= WHAT YOU NEED TO DO =
Leave out the pictures and repeat exactly the lines between the one containing "Clone this chart in matplotlib." and the one containing "plt.rcParams['font.family'] = ['Lato', 'DejaVu", inclusive.

= INPUT ROWS =
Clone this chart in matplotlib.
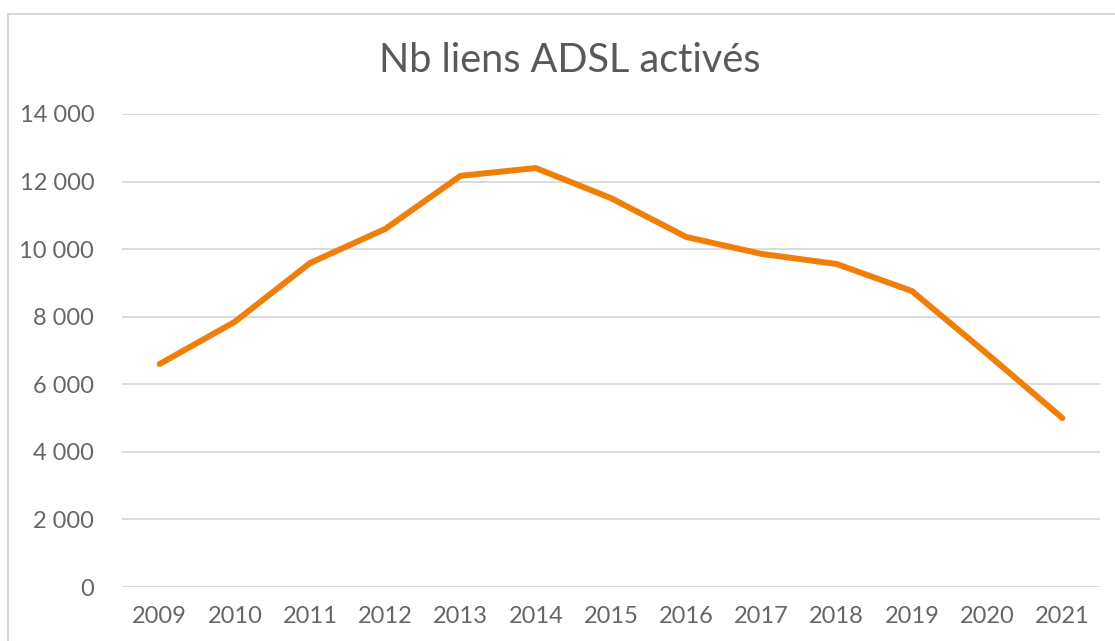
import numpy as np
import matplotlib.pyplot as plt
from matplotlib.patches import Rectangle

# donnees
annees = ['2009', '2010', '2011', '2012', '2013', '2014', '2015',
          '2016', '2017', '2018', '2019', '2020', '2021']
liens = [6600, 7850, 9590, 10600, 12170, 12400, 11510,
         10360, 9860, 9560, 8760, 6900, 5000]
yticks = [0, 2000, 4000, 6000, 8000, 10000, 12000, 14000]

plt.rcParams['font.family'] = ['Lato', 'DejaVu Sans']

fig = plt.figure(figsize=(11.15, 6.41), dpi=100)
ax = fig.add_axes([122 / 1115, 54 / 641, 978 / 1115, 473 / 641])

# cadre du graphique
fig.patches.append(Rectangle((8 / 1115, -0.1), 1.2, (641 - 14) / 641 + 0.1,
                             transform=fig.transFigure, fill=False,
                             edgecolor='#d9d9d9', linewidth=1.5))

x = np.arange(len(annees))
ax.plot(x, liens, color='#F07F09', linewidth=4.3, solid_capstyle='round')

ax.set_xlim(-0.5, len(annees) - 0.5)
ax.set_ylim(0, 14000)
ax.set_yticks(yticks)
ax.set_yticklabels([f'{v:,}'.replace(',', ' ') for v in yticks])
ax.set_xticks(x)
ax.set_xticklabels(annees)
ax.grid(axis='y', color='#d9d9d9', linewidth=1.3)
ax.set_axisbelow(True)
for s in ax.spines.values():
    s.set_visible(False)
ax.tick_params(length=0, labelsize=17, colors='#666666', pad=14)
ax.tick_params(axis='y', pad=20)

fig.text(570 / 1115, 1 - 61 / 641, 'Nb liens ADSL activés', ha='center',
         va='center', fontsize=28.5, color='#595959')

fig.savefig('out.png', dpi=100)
* * *
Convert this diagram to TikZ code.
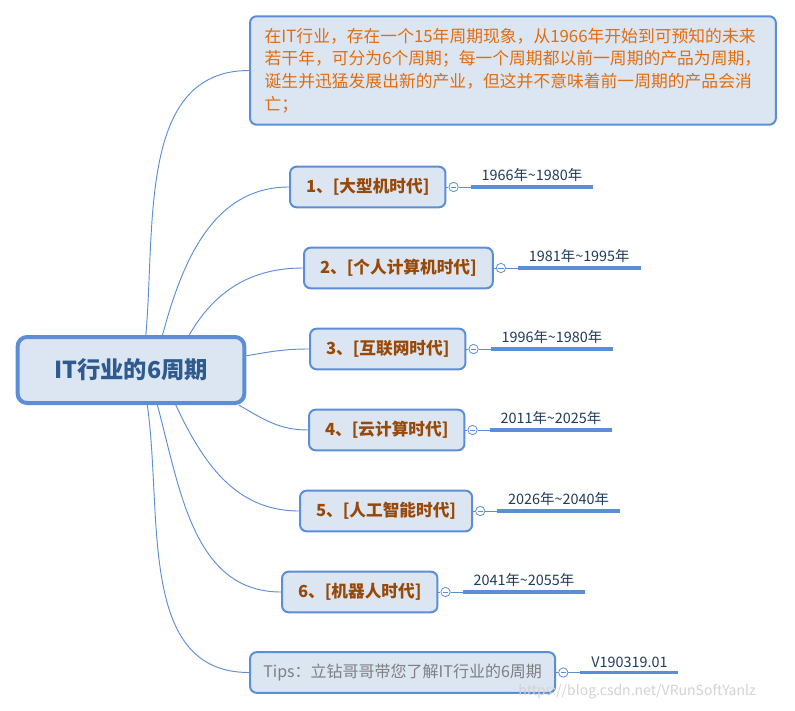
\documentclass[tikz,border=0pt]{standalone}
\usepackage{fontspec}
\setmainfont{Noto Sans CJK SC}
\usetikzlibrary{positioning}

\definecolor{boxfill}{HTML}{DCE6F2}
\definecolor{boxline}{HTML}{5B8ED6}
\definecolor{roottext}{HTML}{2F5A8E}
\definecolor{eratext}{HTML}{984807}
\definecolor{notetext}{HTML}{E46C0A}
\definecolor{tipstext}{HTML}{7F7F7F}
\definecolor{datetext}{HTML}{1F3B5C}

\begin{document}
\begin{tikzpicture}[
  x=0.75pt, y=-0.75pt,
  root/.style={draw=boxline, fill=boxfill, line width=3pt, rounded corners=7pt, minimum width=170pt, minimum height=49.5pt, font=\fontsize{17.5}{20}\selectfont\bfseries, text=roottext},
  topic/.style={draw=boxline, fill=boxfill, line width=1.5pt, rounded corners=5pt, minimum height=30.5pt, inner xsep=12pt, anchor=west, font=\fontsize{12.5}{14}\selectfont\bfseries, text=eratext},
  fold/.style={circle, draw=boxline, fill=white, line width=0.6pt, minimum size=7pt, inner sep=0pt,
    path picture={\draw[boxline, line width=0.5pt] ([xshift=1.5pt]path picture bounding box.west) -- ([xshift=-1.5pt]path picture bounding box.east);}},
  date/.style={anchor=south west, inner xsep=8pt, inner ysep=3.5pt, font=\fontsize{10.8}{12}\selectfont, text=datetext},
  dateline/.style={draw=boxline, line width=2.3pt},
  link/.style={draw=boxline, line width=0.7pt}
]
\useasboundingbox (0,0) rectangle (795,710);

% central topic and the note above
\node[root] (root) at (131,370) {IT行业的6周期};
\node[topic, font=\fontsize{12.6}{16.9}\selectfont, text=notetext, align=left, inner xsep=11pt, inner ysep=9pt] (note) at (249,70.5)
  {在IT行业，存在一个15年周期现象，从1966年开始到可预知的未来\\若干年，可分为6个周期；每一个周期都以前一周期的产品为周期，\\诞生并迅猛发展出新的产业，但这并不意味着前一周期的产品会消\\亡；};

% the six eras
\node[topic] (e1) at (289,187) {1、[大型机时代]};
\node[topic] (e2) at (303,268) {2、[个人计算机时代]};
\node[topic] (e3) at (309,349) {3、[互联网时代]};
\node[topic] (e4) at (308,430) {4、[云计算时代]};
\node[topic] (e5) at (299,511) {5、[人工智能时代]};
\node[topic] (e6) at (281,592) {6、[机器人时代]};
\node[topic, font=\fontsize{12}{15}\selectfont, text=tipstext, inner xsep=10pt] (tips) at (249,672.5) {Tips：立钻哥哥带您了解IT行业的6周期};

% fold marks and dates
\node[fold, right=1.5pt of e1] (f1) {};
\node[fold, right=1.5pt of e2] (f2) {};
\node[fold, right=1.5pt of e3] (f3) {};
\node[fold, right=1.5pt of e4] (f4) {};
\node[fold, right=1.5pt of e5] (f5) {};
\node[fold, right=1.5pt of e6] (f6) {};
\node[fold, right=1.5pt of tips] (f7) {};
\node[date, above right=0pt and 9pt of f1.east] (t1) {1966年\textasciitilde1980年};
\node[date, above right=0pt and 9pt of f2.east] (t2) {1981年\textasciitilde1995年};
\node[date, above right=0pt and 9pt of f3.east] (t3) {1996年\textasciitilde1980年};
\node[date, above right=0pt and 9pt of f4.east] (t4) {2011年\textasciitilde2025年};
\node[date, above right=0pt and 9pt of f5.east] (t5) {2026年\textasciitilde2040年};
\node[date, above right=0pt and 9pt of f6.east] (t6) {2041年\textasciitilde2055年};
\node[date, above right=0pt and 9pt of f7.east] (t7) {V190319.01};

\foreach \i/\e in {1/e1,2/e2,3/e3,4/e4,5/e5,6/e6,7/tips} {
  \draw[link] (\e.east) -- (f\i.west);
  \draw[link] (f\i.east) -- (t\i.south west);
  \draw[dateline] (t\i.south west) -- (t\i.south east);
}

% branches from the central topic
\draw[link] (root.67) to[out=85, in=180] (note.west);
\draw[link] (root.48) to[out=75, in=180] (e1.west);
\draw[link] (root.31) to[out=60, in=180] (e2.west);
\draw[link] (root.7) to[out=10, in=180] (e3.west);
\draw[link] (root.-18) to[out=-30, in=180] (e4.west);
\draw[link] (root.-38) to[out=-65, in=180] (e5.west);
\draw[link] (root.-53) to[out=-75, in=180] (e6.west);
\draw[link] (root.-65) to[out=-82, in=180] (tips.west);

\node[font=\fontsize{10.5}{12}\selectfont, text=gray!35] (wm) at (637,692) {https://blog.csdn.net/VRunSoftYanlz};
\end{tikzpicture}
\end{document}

= EXERCISE OUTPUT =
Clone this chart in matplotlib.
import numpy as np
import matplotlib.pyplot as plt
from matplotlib.patches import Rectangle

# donnees
annees = ['2009', '2010', '2011', '2012', '2013', '2014', '2015',
          '2016', '2017', '2018', '2019', '2020', '2021']
liens = [6600, 7850, 9590, 10600, 12170, 12400, 11510,
         10360, 9860, 9560, 8760, 6900, 5000]
yticks = [0, 2000, 4000, 6000, 8000, 10000, 12000, 14000]

plt.rcParams['font.family'] = ['Lato', 'DejaVu Sans']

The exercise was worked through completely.